5 pm: On freeway, excited children, excited husband, generous me. With a bit of a toothache. Like any moron with a toothache, I ate some Skittles. Fatal error.
6 pm: Pull off side of canyon highway to let 3 kids pee. One of them peed on my pants and shoe.

7 pm: Stop in the town of Duchesne, Utah. WARNING: NEVER STOP HERE. EVER. This place is a pit. A hole. It sucks. Just keep driving, people. Learn from our mistake! We were all so hungry, and the only place to eat in this town was a super scary "pizzaria". The first sign that we should have kept driving was the parking lot made of mud, and the artificial flowers PLANTED in dirt outside. There is so much to tell about this frightening hour of our trip: The twelve-year old boy with bed-head who took our order, the office chairs doubling as "bar stools", the bathroom with a sample cup of urine sitting on top of the toilet paper, the woman who kept muttering under her breath as she made our pizza.

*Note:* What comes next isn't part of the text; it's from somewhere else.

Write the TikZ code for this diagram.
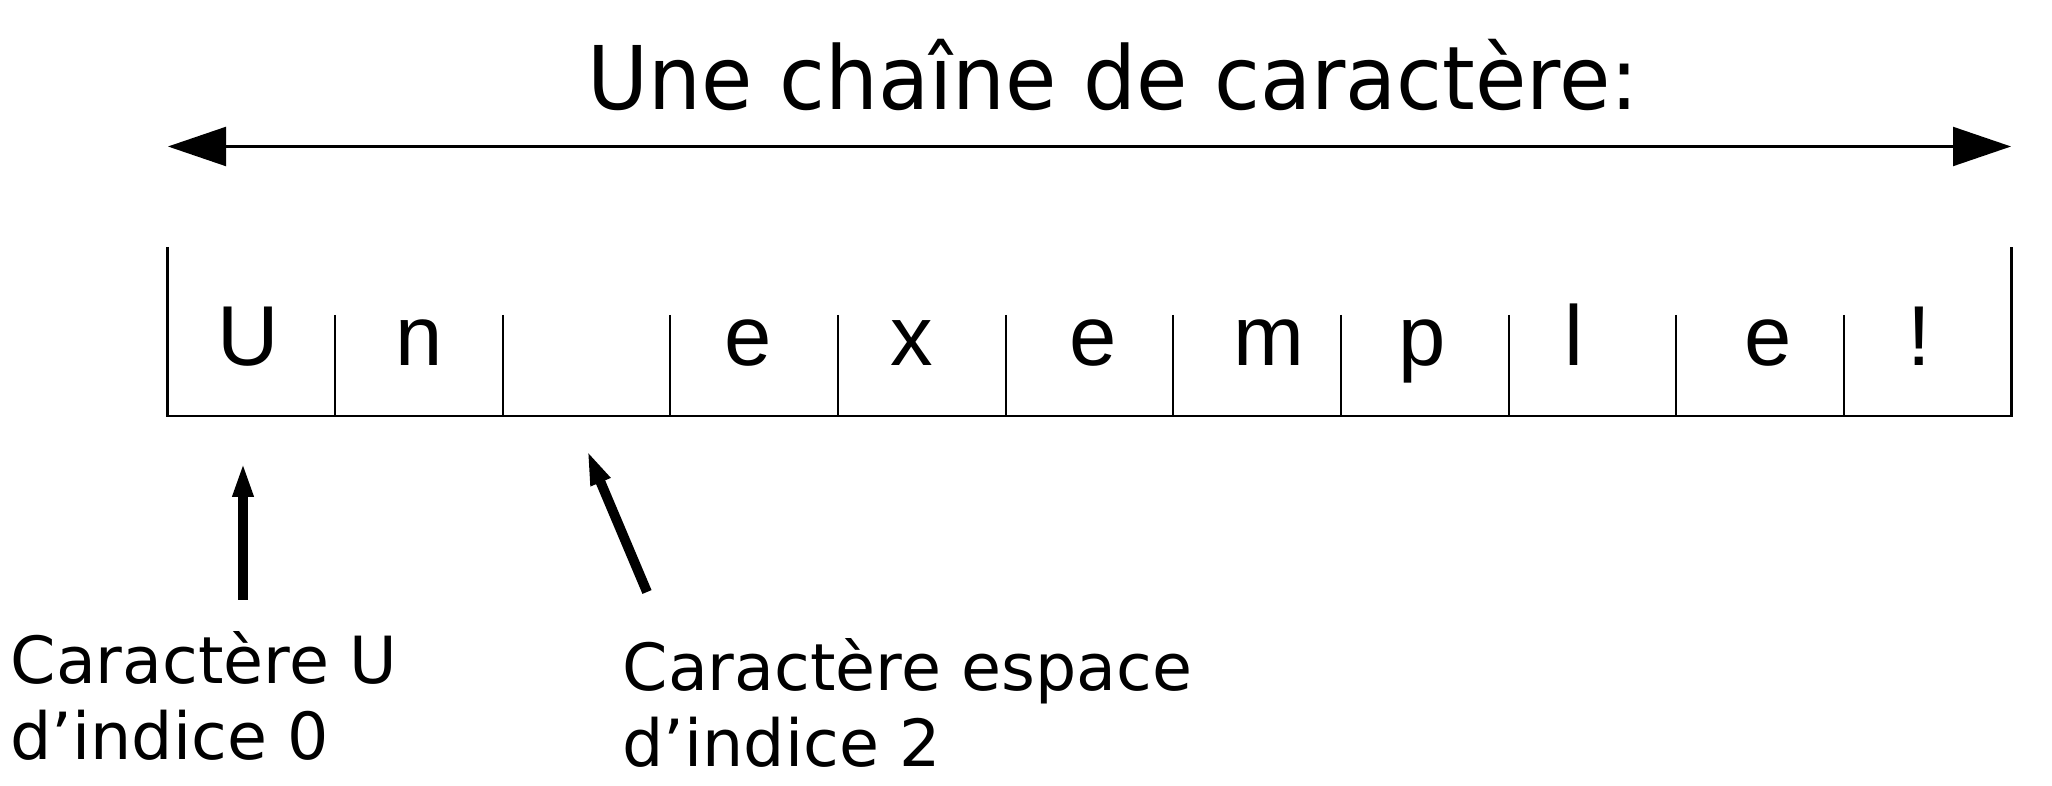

But most bothersome was the old man who followed us around the joint, jiggling his belly, saying how much he liked pizza, and then saying to our children, "How'd ya like it if I took yer mommy home with me? How 'bout yer daddy?" Seriously, never go to Duchesne because it will haunt you for the rest of your days.

9 pm: Roll into Vernal. Compared to Duchesne, Vernal is a friggin' paradise. We were still quite shaken from our last stop, and so impressed with Vernal's relative awesomeness, that we missed our turn and continued driving East. An hour later, when all we saw were signs for DENVER, we decided to turn around. Just so you know, there is no cell phone service or data service in "The Basin", so Nils' brilliant plan of using his GPS app failed miserably.

10:30 pm: Roll in to Vernal. Again. I wanted to go to a hotel. Nils wanted to camp. By this time my teeth and mouth were ablaze and I thought I might need to go to the emergency room to A) get some narcotics and B) get out of driving any further. Nils and I...ahem..."discussed" what our next course of action should be. There may have been some bitter feelings at this point, just saying. Eventually we continued on, finding our turn and making our way up the canyon that never ends...

-To be continued-

4 comments:

Darci said...

Oh the suspense is killing me!!

Teresa said...

I can't wait!!

Doulabug said...

I'm not sure I want to scroll up!

courtneyb said...

I wish you would've given me more detail about the pizza joint when I saw you. That is hilarious, I would've been rolling on the floor laughing. I love it.